MIDWAY: Celebrity mum

Going out with a celebrity isn’t an easy task. Though I rarely go out with mum, who happens to be a TV artist, sometimes I like to give it a go. As we walk down New Road or Durbarmarg, I feel uncomfortable among those hundred pairs of eyes staring at us.

Starring on TV is one thing and spending quality time with the family is another. Through mum’s hectic schedule she roughly manages a couple of days a week to spend with us. During this time we either go to a restaurant or for shopping.

But not very long before we have done a bit of window-shopping, a fellow turns up and throws a volley of questions: I think I’ve seen you on TV. I like your show very much. What’s going to happen in the next episode? Where do you live? etc. etc. Poor fellow unwillingly stops to catch some breath, as I get a bit nervy with his queries.

Nepali TV shows, too, have started managing a large viewership these days. People get curious to figure out who that person could probably be. So characters don’t go unrecognised on the streets. In fact, they’re easily recognisable amid the crowd and actors who don’t wish to be bothered to have a tough time struggling through the stormy interrogation session.

So inquisitive eyes are fixed towards the next step we would take. I don’t like being stared at, neither does mum. But the crowd doesn’t identify TV actors and their family members as normal human beings. We, too, live simple lives just the way they do.

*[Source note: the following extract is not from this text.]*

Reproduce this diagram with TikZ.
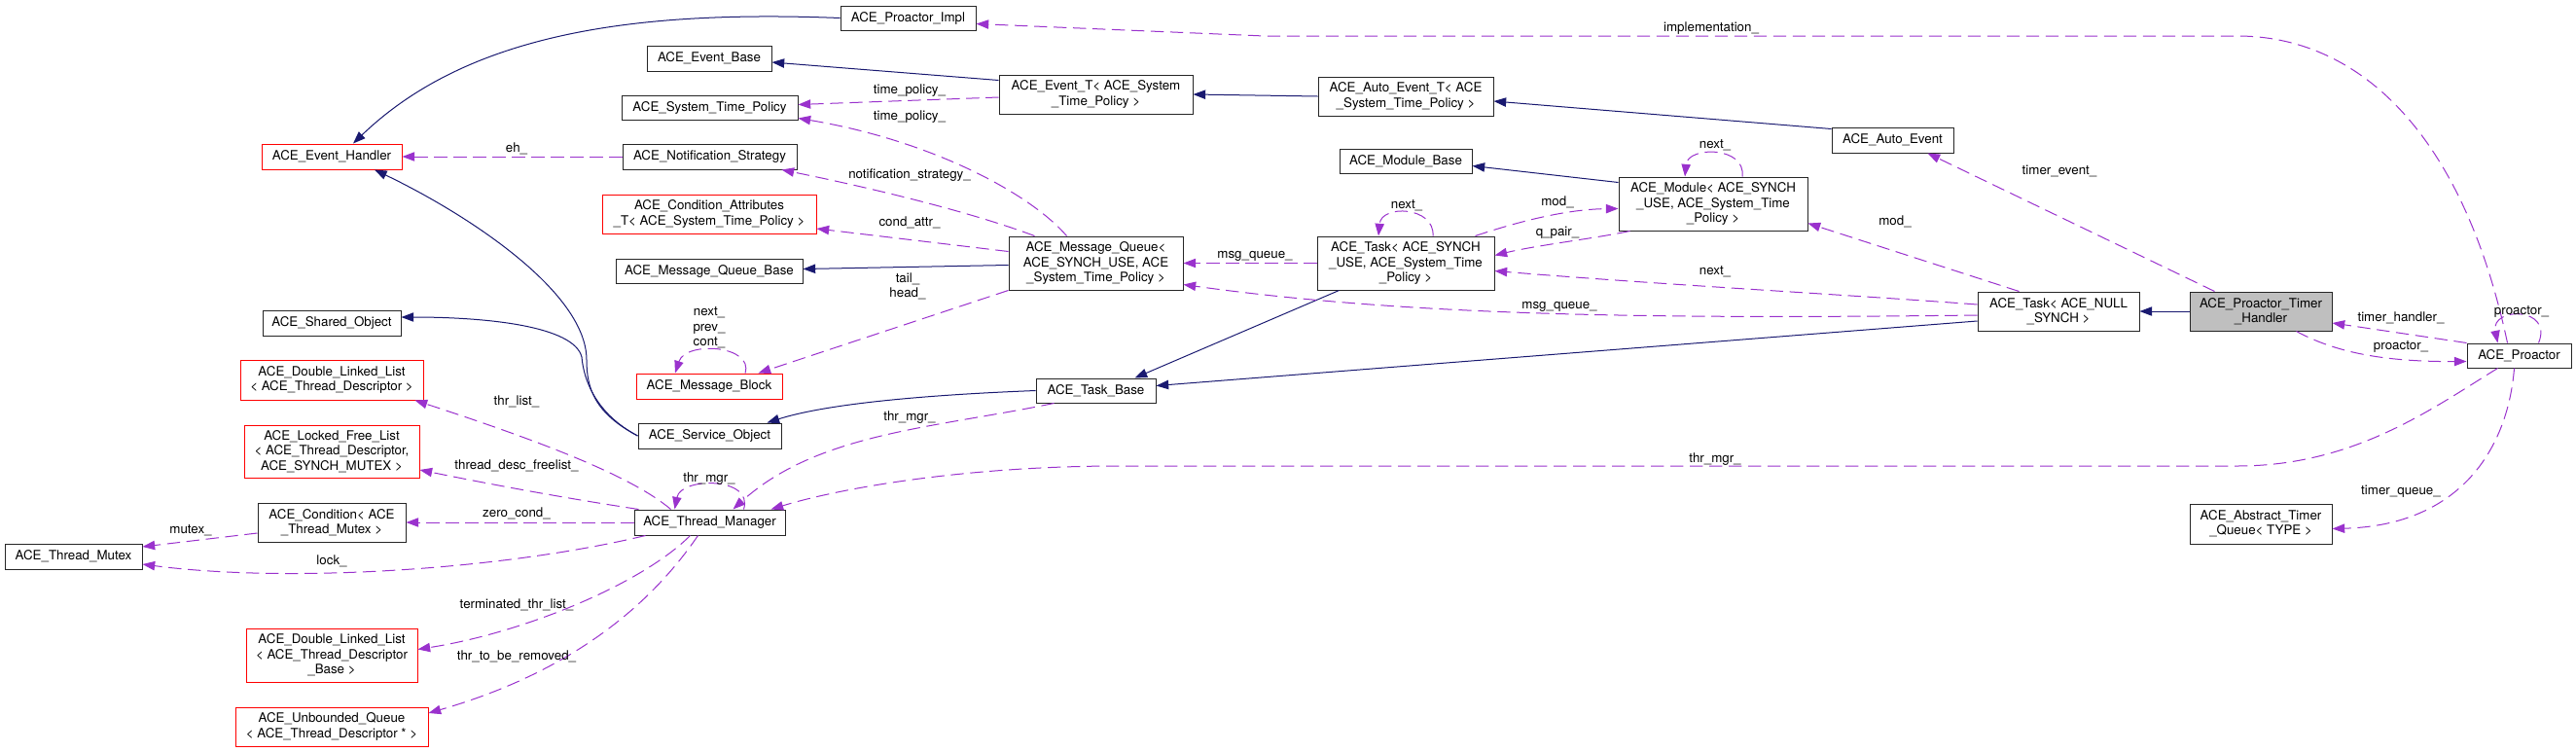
\documentclass[tikz,border=0pt]{standalone}
\usepackage{fontspec}
\setmainfont{TeX Gyre Heros}
\usetikzlibrary{calc}
\usetikzlibrary{arrows.meta}
\definecolor{inhblue}{RGB}{25,25,112}
\definecolor{usepurple}{RGB}{154,50,205}

\begin{document}
\begin{tikzpicture}[x=0.75pt,y=-0.75pt,font=\fontsize{10}{11.5}\selectfont,
  sz/.style 2 args={minimum width={#1*0.75pt},minimum height={#2*0.75pt}}]
  \tikzstyle{cls}=[draw=black!85,line width=0.75pt,fill=white,align=center,inner sep=0pt]
  \tikzstyle{trunc}=[cls,draw=red]
  \tikzstyle{focus}=[cls,fill=black!25]
  \tikzstyle{lbl}=[inner sep=0pt,align=center]
  \tikzstyle{inh}=[draw=inhblue,line width=0.75pt,-{Triangle[length=9.5pt,width=7pt]}]
  \tikzstyle{use}=[draw=usepurple,line width=0.75pt,dash pattern=on 10pt off 5pt,
    -{Triangle[length=9.5pt,width=7pt]}]
  \useasboundingbox (0,0) rectangle (2648,772);

  % left column
  \node[trunc,sz={144}{26}] (EH) at (341,161) {ACE\_Event\_Handler};
  \node[cls,sz={142}{26}] (ShObj) at (341,332) {ACE\_Shared\_Object};
  \node[trunc,sz={188}{41}] (DLLDesc) at (341,390.5) {ACE\_Double\_Linked\_List\\< ACE\_Thread\_Descriptor >};
  \node[trunc,sz={180}{54}] (LFL) at (341,464) {ACE\_Locked\_Free\_List\\< ACE\_Thread\_Descriptor,\\ ACE\_SYNCH\_MUTEX >};
  \node[cls,sz={152}{40}] (CondTM) at (341,537) {ACE\_Condition< ACE\\\_Thread\_Mutex >};
  \node[cls,sz={141}{26}] (TMutex) at (75.5,572) {ACE\_Thread\_Mutex};
  \node[trunc,sz={176}{55}] (DLLBase) at (341,673.5) {ACE\_Double\_Linked\_List\\< ACE\_Thread\_Descriptor\\\_Base >};
  \node[trunc,sz={198}{40}] (UQ) at (341,747) {ACE\_Unbounded\_Queue\\< ACE\_Thread\_Descriptor * >};

  % second column
  \node[cls,sz={128}{26}] (EvBase) at (729,60) {ACE\_Event\_Base};
  \node[cls,sz={181}{25}] (STP) at (729.5,110.5) {ACE\_System\_Time\_Policy};
  \node[cls,sz={179}{26}] (NS) at (729.5,161) {ACE\_Notification\_Strategy};
  \node[trunc,sz={220}{40}] (CAttr) at (729,220) {ACE\_Condition\_Attributes\\\_T< ACE\_System\_Time\_Policy >};
  \node[cls,sz={192}{25}] (MQBase) at (729,278.5) {ACE\_Message\_Queue\_Base};
  \node[trunc,sz={150}{26}] (MB) at (729,397) {ACE\_Message\_Block};
  \node[cls,sz={147}{26}] (SvcObj) at (729.5,448) {ACE\_Service\_Object};
  \node[cls,sz={155}{26}] (TM) at (729.5,537) {ACE\_Thread\_Manager};

  % middle
  \node[cls,sz={139}{25}] (Impl) at (933.5,18.5) {ACE\_Proactor\_Impl};
  \node[cls,sz={199}{40}] (EvT) at (1126.5,97) {ACE\_Event\_T< ACE\_System\\\_Time\_Policy >};
  \node[cls,sz={179}{55}] (MQ) at (1126.5,270.5) {ACE\_Message\_Queue<\\ ACE\_SYNCH\_USE, ACE\\\_System\_Time\_Policy >};
  \node[cls,sz={123}{25}] (TaskBase) at (1126.5,401.5) {ACE\_Task\_Base};
  \node[cls,sz={180}{40}] (AutoEvT) at (1445,99) {ACE\_Auto\_Event\_T< ACE\\\_System\_Time\_Policy >};
  \node[cls,sz={136}{25}] (ModBase) at (1445,165.5) {ACE\_Module\_Base};
  \node[cls,sz={182}{55}] (TaskS) at (1445,270.5) {ACE\_Task< ACE\_SYNCH\\\_USE, ACE\_System\_Time\\\_Policy >};
  \node[cls,sz={194}{55}] (Module) at (1761,209.5) {ACE\_Module< ACE\_SYNCH\\\_USE, ACE\_System\_Time\\\_Policy >};

  % right side
  \node[cls,sz={125}{26}] (AutoEvent) at (1945.5,144) {ACE\_Auto\_Event};
  \node[cls,sz={166}{40}] (TaskN) at (2116,320) {ACE\_Task< ACE\_NULL\\\_SYNCH >};
  \node[focus,sz={146}{40}] (PTH) at (2324,320) {ACE\_Proactor\_Timer\\\_Handler};
  \node[cls,sz={146}{41}] (ATQ) at (2324,538.5) {ACE\_Abstract\_Timer\\\_Queue< TYPE >};
  \node[cls,sz={107}{25}] (Proactor) at (2589.5,365.5) {ACE\_Proactor};

  % inheritance
  \draw[inh] (Impl.west) .. controls (650,10) and (480,35) .. ($(EH.north)+(22,0)$);
  \draw[inh] (SvcObj.west) .. controls (612,425) and (603,400) .. (603,370)
    .. controls (603,300) and (480,220) .. ($(EH.south)+(44,0)$);
  \draw[inh] (SvcObj.west) .. controls (612,425) and (600,390) .. (598,367)
    .. controls (590,335) and (500,326) .. ($(ShObj.east)+(0,-6)$);
  \draw[inh] ($(EvT.north west)+(0,6)$) -- ($(EvBase.east)+(0,4)$);
  \draw[inh] (AutoEvT.west) -- (EvT.east);
  \draw[inh] ($(AutoEvent.north west)+(0,2)$) -- ($(AutoEvT.east)+(0,5)$);
  \draw[inh] ($(MQ.west)+(0,2)$) -- ($(MQBase.east)+(0,-2)$);
  \draw[inh] ($(Module.north west)+(0,6)$) -- ($(ModBase.east)+(0,5)$);
  \draw[inh] ($(TaskS.south west)+(23,0)$) -- ($(TaskBase.north)+(40,0)$);
  \draw[inh] ($(TaskN.west)+(0,10)$) -- ($(TaskBase.east)+(0,-5)$);
  \draw[inh] (TaskBase.west) .. controls (950,406) and (850,415) .. ($(SvcObj.north east)+(-15,0)$);
  \draw[inh] (PTH.west) -- (TaskN.east);

  % usage
  \draw[use] ($(Proactor.north)+(-12,0)$) .. controls (2530,130) and (2420,37) .. (2300,37)
    -- (1300,37) -- ($(Impl.east)+(0,6)$);
  \draw[use] (NS.west) -- (EH.east);
  \draw[use] ($(EvT.west)+(0,3)$) -- ($(STP.east)+(0,-3)$);
  \draw[use] ($(MQ.north)+(-30,0)$) .. controls (1060,200) and (960,145) .. ($(STP.east)+(0,11)$);
  \draw[use] ($(MQ.north west)+(27,0)$) .. controls (990,215) and (880,190) .. ($(NS.south east)+(-16,0)$);
  \draw[use] ($(MQ.west)+(0,-12)$) -- ($(CAttr.east)+(0,15)$);
  \draw[use] (MQ.south west) -- ($(MB.north east)+(-25,0)$);
  \draw[use] ($(MB.north)+(37,0)$) .. controls (775,355) and (705,350) .. ($(MB.north)+(-35,0)$);
  \draw[use] (TaskS.west) -- (MQ.east);
  \draw[use] ($(TaskN.west)+(0,4)$) .. controls (1700,328) and (1450,325) .. ($(MQ.east)+(0,22)$);
  \draw[use] ($(TaskS.north)+(28,0)$) .. controls (1475,212) and (1420,210) .. ($(TaskS.north)+(-28,0)$);
  \draw[use] ($(TaskS.north east)+(-20,0)$) .. controls (1560,228) and (1610,215) .. ($(Module.west)+(0,5)$);
  \draw[use] ($(Module.south west)+(12,0)$) .. controls (1640,245) and (1580,252) .. ($(TaskS.east)+(0,-8)$);
  \draw[use] ($(Module.north)+(30,0)$) .. controls (1795,150) and (1735,150) .. ($(Module.north)+(-29,0)$);
  \draw[use] ($(TaskN.north west)+(43,0)$) -- ($(Module.east)+(0,20)$);
  \draw[use] ($(TaskN.west)+(0,-7)$) .. controls (1900,303) and (1700,292) .. ($(TaskS.east)+(0,8)$);
  \draw[use] ($(PTH.north west)+(26,0)$) -- ($(AutoEvent.south east)+(-27,0)$);
  \draw[use] (Proactor.north west) -- ($(PTH.east)+(0,12)$);
  \draw[use] ($(PTH.south east)+(-37,0)$) .. controls (2400,362) and (2450,372) .. ($(Proactor.west)+(0,6)$);
  \draw[use] ($(Proactor.north)+(20,0)$) .. controls (2625,315) and (2560,315) .. ($(Proactor.north)+(-22,0)$);
  \draw[use] ($(Proactor.south)+(-5,0)$) .. controls (2578,460) and (2530,540) .. ($(ATQ.east)+(0,5)$);
  \draw[use] ($(Proactor.south west)+(32,0)$) .. controls (2500,420) and (2420,479) .. (2300,479)
    -- (1150,479) .. controls (1000,479) and (870,500) .. ($(TM.north east)+(-15,0)$);
  \draw[use] ($(TaskBase.south west)+(19,0)$) .. controls (960,440) and (840,445) .. ($(TM.north)+(24,0)$);
  \draw[use] ($(TM.north)+(35,0)$) .. controls (775,490) and (700,490) .. ($(TM.north)+(-36,0)$);
  \draw[use] ($(TM.north)+(-40,0)$) .. controls (650,490) and (560,455) .. ($(DLLDesc.south east)+(-9,0)$);
  \draw[use] ($(TM.north west)+(5,0)$) .. controls (580,512) and (500,497) .. ($(LFL.east)+(0,19)$);
  \draw[use] (TM.west) -- (CondTM.east);
  \draw[use] ($(CondTM.west)+(0,11)$) -- ($(TMutex.east)+(0,-10)$);
  \draw[use] ($(TM.south west)+(12,0)$) .. controls (520,585) and (300,600) .. ($(TMutex.east)+(0,8)$);
  \draw[use] ($(TM.south)+(-20,0)$) .. controls (660,600) and (540,650) .. ($(DLLBase.east)+(0,-6)$);
  \draw[use] ($(TM.south)+(-12,0)$) .. controls (670,620) and (590,690) .. ($(UQ.east)+(0,-14)$);

  % edge labels
  \foreach \x/\y/\txt/\nm in {1759/29/implementation\_/lImpl, 531/153/eh\_/lEh,
      935/93/time\_policy\_/lTpA, 935/120/time\_policy\_/lTpB, 935/180/notification\_strategy\_/lNs,
      935/229/cond\_attr\_/lCa, 1290/263/msg\_queue\_/lMqA, 1603/315/msg\_queue\_/lMqB,
      1446/211/next\_/lTsNext, 1601/208/mod\_/lModA, 1601/239/q\_pair\_/lQp,
      1763/149/next\_/lModNext, 1948/228/mod\_/lModB, 1763/279/next\_/lTnNext,
      2117/176/timer\_event\_/lTe, 2468/327/timer\_handler\_/lTh, 2468/356/proactor\_/lPrA,
      2592/320/proactor\_/lPrB, 2468/505/timer\_queue\_/lTq, 1763/472/thr\_mgr\_/lTmA,
      935/429/thr\_mgr\_/lTmB, 729/492/thr\_mgr\_/lTmC, 531/413/thr\_list\_/lTl,
      531/479/thread\_desc\_freelist\_/lTdf, 531/528/zero\_cond\_/lZc, 196/545/mutex\_/lMx,
      341/577/lock\_/lLk, 531/622/terminated\_thr\_list\_/lTtl, 531/675/thr\_to\_be\_removed\_/lTbr}
    \node[lbl] (\nm) at (\x,\y) {\txt};
  \node[lbl] (lTail) at (933,294.5) {tail\_\\head\_};
  \node[lbl] (lMb) at (729,337) {next\_\\prev\_\\cont\_};
\end{tikzpicture}
\end{document}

Once a taxi driver let mum go without paying the fare because he’d liked her show and a beautician offered her a free treatment because she was a great fan of hers.

Being famous doesn’t call for being disturbed every time you venture out. People don’t realise that a career on the telly is just like having a nine-to-five job.

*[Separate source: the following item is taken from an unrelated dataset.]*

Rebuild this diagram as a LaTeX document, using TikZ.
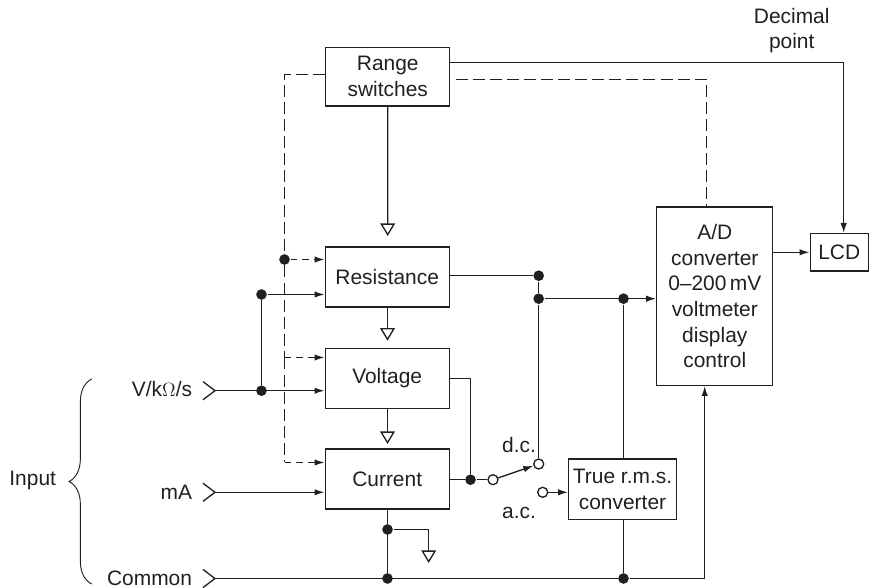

Millions watch TV and recognise the actors. But it’s very distressing when people ask personal questions like dad’s profession or the number of children mum has. I remember a funny incident when a lady criticised mum for her negative role in a serial. People don’t know me so it’s fine. But sometimes I feel pleasantly cheesed off to hear people talking behind our backs: “Look at that guy with her; must be her son.”